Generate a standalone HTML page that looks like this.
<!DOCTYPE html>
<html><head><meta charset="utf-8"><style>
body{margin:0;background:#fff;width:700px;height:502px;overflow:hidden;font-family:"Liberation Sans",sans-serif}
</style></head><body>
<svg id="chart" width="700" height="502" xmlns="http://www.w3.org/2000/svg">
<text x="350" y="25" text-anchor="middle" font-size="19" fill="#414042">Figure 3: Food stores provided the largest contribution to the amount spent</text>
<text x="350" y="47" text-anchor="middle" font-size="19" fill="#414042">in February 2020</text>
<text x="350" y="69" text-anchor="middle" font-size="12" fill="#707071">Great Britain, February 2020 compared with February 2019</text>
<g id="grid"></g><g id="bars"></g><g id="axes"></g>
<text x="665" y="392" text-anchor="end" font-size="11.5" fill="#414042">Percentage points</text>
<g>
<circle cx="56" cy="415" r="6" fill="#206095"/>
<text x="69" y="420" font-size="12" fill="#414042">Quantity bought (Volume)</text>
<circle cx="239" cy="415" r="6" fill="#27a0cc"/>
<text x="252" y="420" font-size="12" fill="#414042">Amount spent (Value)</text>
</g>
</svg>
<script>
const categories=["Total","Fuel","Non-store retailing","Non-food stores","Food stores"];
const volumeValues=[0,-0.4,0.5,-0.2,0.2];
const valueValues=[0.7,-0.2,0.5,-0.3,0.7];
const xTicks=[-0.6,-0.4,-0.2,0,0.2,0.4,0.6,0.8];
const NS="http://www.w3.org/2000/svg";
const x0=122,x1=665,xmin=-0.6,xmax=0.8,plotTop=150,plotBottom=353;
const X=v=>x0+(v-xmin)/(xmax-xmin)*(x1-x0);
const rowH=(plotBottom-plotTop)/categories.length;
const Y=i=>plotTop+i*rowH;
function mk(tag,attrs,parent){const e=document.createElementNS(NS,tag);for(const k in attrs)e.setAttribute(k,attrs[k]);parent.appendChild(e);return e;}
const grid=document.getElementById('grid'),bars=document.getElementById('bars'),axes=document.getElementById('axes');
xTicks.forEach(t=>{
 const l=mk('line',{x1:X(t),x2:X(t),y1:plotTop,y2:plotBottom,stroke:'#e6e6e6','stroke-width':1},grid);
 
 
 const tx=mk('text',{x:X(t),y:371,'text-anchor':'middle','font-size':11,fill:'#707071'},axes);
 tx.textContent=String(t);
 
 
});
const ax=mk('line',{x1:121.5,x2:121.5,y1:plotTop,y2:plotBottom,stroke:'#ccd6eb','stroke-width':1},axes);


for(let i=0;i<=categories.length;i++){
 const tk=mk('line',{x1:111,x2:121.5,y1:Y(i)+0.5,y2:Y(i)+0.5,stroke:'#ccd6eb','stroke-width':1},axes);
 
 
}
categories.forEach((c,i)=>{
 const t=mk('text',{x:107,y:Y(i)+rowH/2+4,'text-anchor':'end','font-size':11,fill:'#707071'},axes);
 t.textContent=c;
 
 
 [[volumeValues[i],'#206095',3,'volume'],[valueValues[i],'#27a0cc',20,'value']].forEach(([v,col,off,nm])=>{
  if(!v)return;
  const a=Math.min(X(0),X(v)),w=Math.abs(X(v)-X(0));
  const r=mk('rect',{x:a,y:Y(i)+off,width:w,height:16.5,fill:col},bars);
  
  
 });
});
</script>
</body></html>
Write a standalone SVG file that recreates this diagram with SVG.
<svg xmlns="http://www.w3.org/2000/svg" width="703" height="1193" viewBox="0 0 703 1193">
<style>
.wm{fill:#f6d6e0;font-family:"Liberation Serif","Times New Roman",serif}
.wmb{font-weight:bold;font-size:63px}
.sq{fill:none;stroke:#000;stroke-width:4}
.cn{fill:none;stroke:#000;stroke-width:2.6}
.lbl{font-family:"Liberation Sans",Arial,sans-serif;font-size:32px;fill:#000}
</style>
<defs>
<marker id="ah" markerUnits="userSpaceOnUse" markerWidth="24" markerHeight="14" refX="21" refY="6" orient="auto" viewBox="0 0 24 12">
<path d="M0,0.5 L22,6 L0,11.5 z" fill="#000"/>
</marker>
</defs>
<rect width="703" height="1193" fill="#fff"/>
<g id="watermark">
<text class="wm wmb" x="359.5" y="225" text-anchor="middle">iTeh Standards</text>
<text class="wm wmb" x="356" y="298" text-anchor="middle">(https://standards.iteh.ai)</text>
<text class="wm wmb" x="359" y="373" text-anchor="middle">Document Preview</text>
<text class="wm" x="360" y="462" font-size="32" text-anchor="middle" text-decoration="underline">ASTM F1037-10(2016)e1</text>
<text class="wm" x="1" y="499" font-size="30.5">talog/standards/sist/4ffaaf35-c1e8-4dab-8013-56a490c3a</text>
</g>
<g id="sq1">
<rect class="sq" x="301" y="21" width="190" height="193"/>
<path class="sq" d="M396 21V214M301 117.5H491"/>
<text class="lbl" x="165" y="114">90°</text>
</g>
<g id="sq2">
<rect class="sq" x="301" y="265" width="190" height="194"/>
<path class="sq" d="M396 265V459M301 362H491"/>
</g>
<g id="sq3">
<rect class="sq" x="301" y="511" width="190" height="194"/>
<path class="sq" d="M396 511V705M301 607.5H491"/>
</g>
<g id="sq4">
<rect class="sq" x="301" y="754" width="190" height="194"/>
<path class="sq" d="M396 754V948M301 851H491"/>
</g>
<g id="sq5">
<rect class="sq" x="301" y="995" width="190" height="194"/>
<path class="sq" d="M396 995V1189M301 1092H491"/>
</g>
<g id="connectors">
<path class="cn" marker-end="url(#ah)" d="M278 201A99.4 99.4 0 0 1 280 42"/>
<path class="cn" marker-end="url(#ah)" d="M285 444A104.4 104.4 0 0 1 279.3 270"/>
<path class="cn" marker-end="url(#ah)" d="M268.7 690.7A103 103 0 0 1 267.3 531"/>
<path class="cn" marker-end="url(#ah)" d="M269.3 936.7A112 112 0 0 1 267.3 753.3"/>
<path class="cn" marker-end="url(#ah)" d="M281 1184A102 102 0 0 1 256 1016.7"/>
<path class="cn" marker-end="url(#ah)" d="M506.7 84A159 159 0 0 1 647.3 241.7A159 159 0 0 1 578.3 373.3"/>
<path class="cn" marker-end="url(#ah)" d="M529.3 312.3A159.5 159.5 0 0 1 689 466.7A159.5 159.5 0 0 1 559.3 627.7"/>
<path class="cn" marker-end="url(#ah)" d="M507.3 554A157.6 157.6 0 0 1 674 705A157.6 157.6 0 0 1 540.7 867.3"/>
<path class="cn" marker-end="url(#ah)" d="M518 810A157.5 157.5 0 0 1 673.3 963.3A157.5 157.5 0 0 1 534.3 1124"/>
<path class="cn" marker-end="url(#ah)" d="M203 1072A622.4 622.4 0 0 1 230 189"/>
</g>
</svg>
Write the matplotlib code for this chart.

> _Requirements_: For each line above that contains the word "chart", copy that line.

> _The answer_:
<svg id="chart" width="700" height="502" xmlns="http://www.w3.org/2000/svg">
Write the matplotlib code for this chart.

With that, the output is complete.